GIVEN DATA ->
------------------------------------------------

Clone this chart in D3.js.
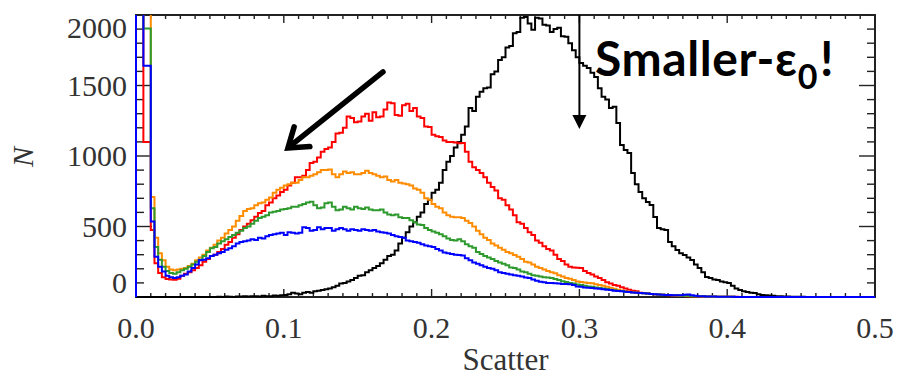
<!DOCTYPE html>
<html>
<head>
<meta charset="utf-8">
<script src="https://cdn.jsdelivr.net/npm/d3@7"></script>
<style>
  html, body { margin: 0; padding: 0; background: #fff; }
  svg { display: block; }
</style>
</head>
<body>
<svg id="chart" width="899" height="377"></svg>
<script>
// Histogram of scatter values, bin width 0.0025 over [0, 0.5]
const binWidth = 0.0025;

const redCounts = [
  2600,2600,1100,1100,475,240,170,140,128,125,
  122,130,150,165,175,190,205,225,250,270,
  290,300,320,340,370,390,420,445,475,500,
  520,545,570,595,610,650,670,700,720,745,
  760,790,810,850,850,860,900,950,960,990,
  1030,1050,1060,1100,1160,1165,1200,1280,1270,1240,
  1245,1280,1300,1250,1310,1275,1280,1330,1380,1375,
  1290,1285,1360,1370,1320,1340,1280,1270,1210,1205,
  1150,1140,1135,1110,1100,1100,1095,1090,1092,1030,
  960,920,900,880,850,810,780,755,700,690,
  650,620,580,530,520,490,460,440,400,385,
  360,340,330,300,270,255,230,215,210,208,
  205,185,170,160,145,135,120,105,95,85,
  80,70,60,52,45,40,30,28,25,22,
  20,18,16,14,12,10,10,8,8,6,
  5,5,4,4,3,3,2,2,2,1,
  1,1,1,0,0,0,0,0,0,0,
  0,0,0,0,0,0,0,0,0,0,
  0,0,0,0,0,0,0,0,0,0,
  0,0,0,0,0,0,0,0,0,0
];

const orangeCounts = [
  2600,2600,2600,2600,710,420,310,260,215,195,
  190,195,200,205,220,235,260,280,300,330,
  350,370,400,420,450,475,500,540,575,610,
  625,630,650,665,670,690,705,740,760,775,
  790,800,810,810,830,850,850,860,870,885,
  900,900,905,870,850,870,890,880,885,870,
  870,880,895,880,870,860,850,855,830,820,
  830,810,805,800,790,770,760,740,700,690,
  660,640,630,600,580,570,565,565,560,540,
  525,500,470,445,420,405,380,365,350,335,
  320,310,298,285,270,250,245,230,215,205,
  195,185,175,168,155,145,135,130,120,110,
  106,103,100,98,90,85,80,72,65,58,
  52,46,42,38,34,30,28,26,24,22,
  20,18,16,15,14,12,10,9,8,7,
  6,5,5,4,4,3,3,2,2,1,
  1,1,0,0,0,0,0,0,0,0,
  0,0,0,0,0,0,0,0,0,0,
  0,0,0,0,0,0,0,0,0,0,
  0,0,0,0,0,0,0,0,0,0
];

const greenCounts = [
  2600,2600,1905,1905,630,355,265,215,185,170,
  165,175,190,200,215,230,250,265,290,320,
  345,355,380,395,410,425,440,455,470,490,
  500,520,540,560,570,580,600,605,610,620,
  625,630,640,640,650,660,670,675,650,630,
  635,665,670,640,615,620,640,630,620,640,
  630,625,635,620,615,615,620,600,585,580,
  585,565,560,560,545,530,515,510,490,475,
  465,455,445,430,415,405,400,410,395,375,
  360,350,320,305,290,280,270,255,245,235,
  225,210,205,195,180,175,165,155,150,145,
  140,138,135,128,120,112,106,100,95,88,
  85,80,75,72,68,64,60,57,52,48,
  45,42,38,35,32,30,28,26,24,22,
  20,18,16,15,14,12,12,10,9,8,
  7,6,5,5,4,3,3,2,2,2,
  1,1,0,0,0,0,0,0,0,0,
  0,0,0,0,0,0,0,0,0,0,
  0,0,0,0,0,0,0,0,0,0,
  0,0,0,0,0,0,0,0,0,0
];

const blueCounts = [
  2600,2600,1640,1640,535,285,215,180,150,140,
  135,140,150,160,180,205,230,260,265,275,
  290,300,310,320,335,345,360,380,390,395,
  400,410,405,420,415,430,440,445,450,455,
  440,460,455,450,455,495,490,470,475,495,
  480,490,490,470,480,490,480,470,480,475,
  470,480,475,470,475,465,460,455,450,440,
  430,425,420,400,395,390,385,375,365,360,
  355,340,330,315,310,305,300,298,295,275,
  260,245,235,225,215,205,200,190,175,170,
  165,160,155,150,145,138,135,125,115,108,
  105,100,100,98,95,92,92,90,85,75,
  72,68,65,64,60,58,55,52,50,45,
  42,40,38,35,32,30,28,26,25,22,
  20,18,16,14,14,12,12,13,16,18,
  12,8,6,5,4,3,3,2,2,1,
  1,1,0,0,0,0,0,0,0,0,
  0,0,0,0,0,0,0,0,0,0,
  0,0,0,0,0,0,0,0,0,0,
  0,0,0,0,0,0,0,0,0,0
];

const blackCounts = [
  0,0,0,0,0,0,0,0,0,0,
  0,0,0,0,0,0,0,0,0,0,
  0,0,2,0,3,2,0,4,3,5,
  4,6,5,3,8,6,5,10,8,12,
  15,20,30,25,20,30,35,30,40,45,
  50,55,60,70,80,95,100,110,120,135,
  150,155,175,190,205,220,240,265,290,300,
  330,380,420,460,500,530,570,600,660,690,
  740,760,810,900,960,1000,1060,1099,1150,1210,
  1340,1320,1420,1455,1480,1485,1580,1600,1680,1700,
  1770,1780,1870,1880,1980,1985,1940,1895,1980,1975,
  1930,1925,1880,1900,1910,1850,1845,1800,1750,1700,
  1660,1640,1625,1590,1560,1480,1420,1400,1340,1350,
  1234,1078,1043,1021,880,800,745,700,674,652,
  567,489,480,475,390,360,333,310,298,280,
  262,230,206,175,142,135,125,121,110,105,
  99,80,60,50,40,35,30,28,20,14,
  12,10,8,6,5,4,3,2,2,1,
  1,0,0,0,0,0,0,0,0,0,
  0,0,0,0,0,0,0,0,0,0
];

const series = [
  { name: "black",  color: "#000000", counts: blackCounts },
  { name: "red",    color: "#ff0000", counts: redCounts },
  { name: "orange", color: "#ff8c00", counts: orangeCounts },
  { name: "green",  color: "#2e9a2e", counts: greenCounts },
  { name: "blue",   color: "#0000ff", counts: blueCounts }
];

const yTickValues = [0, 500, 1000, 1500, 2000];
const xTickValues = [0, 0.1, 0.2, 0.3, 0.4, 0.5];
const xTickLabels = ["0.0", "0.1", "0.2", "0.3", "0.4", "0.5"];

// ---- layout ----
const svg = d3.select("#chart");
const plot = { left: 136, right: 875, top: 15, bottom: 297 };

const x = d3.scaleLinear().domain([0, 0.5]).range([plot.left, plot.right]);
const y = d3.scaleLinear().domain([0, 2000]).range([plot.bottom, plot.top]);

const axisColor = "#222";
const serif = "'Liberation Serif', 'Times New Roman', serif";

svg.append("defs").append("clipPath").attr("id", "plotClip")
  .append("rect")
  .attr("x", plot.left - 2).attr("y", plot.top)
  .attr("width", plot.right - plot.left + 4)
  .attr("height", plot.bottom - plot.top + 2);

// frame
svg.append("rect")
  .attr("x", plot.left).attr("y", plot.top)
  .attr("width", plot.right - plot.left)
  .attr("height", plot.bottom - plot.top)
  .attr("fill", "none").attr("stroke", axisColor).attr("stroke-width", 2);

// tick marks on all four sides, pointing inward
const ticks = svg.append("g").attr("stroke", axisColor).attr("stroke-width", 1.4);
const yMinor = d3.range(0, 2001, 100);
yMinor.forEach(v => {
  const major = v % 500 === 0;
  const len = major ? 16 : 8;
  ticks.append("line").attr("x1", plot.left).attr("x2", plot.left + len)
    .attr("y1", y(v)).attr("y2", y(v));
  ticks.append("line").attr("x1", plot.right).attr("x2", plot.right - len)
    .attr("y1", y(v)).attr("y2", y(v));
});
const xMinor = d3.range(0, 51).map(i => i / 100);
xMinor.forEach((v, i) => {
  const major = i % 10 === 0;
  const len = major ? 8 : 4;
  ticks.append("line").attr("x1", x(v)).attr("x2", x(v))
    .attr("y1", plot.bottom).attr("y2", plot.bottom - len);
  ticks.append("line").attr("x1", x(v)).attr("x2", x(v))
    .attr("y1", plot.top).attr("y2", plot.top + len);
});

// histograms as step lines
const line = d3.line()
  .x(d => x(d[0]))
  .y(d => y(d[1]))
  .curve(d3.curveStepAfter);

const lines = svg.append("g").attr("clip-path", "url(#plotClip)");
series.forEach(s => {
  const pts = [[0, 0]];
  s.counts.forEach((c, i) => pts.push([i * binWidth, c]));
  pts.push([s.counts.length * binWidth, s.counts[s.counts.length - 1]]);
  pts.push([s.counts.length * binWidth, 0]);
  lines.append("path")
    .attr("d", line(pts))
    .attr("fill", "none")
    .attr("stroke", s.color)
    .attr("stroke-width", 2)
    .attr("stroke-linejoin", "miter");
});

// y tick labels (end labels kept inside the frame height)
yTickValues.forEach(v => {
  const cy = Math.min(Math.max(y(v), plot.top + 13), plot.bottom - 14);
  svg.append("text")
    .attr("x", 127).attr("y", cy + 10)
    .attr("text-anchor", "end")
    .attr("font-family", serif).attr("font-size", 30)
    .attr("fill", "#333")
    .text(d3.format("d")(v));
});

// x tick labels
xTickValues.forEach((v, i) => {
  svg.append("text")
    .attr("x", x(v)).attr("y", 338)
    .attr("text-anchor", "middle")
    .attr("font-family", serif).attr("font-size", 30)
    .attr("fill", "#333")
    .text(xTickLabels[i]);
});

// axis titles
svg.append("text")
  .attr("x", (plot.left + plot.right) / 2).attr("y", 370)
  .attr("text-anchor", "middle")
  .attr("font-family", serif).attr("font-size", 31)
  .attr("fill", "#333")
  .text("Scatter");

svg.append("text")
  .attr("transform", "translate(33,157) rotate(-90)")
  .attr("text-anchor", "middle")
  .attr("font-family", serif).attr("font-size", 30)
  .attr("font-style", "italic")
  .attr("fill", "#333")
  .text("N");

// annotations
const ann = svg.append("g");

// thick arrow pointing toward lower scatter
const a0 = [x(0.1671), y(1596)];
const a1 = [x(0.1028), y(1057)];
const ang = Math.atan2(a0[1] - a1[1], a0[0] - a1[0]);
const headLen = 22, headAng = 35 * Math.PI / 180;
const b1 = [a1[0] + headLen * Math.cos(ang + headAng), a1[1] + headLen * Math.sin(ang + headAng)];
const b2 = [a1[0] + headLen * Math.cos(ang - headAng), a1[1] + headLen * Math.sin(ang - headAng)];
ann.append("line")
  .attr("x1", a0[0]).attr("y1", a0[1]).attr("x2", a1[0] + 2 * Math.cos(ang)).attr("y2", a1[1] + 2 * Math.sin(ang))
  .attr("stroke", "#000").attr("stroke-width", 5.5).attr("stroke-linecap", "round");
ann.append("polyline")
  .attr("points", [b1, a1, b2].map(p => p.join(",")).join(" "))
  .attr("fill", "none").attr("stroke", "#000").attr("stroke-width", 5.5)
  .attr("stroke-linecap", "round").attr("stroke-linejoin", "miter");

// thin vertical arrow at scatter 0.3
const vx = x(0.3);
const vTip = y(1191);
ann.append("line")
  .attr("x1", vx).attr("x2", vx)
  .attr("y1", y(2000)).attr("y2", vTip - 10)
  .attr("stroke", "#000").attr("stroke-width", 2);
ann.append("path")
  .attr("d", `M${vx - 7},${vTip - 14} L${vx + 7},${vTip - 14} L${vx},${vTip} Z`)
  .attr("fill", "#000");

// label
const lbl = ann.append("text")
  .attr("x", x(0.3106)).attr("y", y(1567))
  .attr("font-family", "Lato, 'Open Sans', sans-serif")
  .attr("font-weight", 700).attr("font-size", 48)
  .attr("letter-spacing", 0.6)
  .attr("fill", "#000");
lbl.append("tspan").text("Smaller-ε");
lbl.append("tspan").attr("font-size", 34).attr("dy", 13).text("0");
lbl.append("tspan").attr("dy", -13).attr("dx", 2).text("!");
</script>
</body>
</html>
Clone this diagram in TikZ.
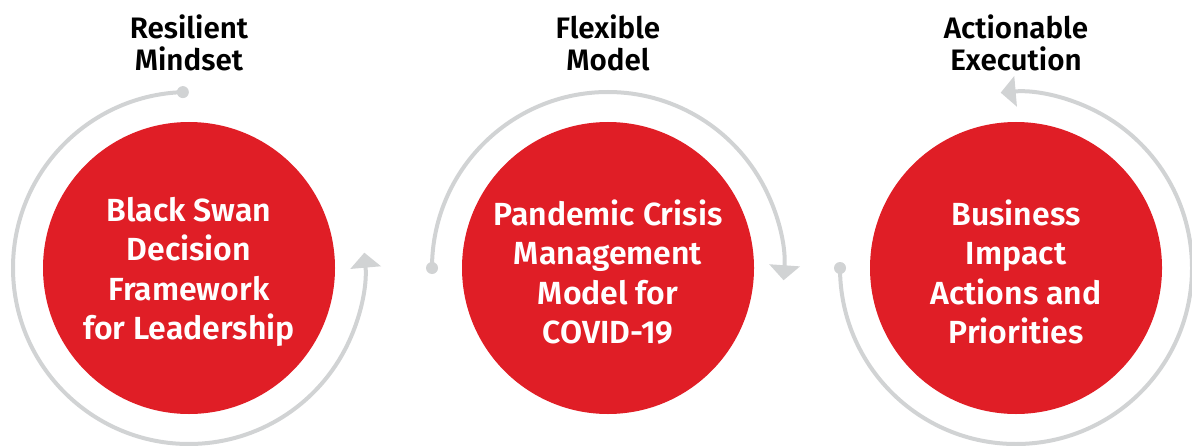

------------------------------------------------

WRITTEN INSTRUCTION -> Return, please, the exact lines from the beginning of the entries above through the line containing "const binWidth = 0.0025;", both included; pictures are left out.

RESPONSE ->
Clone this chart in D3.js.
<!DOCTYPE html>
<html>
<head>
<meta charset="utf-8">
<script src="https://cdn.jsdelivr.net/npm/d3@7"></script>
<style>
  html, body { margin: 0; padding: 0; background: #fff; }
  svg { display: block; }
</style>
</head>
<body>
<svg id="chart" width="899" height="377"></svg>
<script>
// Histogram of scatter values, bin width 0.0025 over [0, 0.5]
const binWidth = 0.0025;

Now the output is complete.